Word Count Flink
Word Count in Flink . If you can count on Spark then Flink !!
<dependencies>
<!--Fink dependencies -->
<dependency>
<groupId>org.apache.flink</groupId>
<artifactId>flink-java</artifactId>
<version>1.2.0</version>
</dependency>
<dependency>
<groupId>org.apache.flink</groupId>
<artifactId>flink-clients_2.10</artifactId>
<version>1.2.0</version>
</dependency>
</dependencies>
[addToAppearHere]
package com.big.data.flink;
import org.apache.flink.api.common.functions.FlatMapFunction;
import org.apache.flink.api.java.DataSet;
import org.apache.flink.api.java.ExecutionEnvironment;
import org.apache.flink.api.java.tuple.Tuple2;
import org.apache.flink.util.Collector;
import org.apache.flink.api.java.utils.ParameterTool;
public class WordCount {
public static final String INPUT_PATH = "input.path";
public static final String OUTPUT_PATH = "output.path";
public static final String PARALLELISM = "parallelism";
public static void main(String[] args) throws Exception {
//Setting up Execution Enverionment
final ExecutionEnvironment env = ExecutionEnvironment.getExecutionEnvironment();
// Using the parser provided by Flink
ParameterTool parameterTool = ParameterTool.fromArgs(args);
// To get only one file as output
env.setParallelism(parameterTool.getInt(PARALLELISM));
//Read input from the given path , Just remeber internally its TextInputFormat
//The path of the file, as a URI
//(e.g., "file:///some/local/file" or "hdfs://host:port/file/path").

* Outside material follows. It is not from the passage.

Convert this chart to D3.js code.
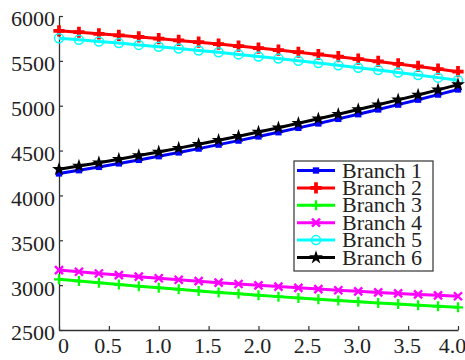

DataSet<String> text = env.readTextFile(parameterTool.get(INPUT_PATH));
DataSet<Tuple2<String, Integer>> wordCounts = text
.flatMap(new LineSplitter())
.groupBy(0)
.sum(1);
//Save to given Path
wordCounts.writeAsCsv(parameterTool.get(OUTPUT_PATH));
// Execute the Flink Job with the given Name
env.execute("Word Count Example");
}
public static class LineSplitter implements FlatMapFunction<String, Tuple2<String, Integer>> {
@Override
public void flatMap(String line, Collector<Tuple2<String, Integer>> out) {
for (String word : line.split(" ")) {
out.collect(new Tuple2<String, Integer>(word, 1));
}
}
}
}
[addToAppearHere]
package com.big.data.flink;
import org.apache.commons.io.FileUtils;
import org.junit.AfterClass;
import org.junit.Assert;
import org.junit.BeforeClass;
import org.junit.Test;
import java.io.File;
import java.util.Arrays;
import java.util.HashMap;
import java.util.Map;
import java.util.UUID;
public class WordCountTest {
private static final String LOCAL_FILEURI_PREFIX = "file://";
private static final String NEW_LINE_DELIMETER = "\n";
private static String baseDir;
private static String outputDir;
@BeforeClass
public static void startup() throws Exception {
//Input Directory
baseDir = "/tmp/mapreduce/wordcount/" + UUID.randomUUID().toString();
//OutPutDirectory
outputDir = baseDir + "/output";
//Write Data in input File
File tempFile = new File(baseDir + "/input.txt");
String content = "My name is Maverick";
//Write the data into the local filesystem
FileUtils.writeStringToFile(tempFile, content, "UTF-8");
FileUtils.writeStringToFile(tempFile, NEW_LINE_DELIMETER, "UTF-8", true);
FileUtils.writeStringToFile(tempFile, content, "UTF-8", true);
}
@AfterClass
public static void cleanup() throws Exception {
//Delete the local filesystem folder after the Job is done
FileUtils.deleteDirectory(new File(baseDir));
}
@Test
public void WordCount() throws Exception {
// Any argument passed with --input.path /tmp/tmmm --output.path /tmp/abc/cde
String[] args = new String[]{
"--" + WordCount.INPUT_PATH, LOCAL_FILEURI_PREFIX + baseDir,
"--" + WordCount.OUTPUT_PATH, LOCAL_FILEURI_PREFIX + outputDir,
"--" + WordCount.PARALLELISM, "1"};
WordCount.main(args);
//Read the data from the outputfile
File outputFile = new File(outputDir);
String fileToString = FileUtils.readFileToString(outputFile, "UTF-8");
Map<String, Integer> wordToCount = new HashMap<>();
//4 lines in output file, with one word per line
Arrays.stream(fileToString.split(NEW_LINE_DELIMETER)).forEach(e -> {
String[] wordCount = e.split(",");
wordToCount.put(wordCount[0], Integer.parseInt(wordCount[1]));
});
//4 words .
Assert.assertEquals(4L, wordToCount.size());
Assert.assertEquals(2L, wordToCount.get("Maverick").longValue());
}
}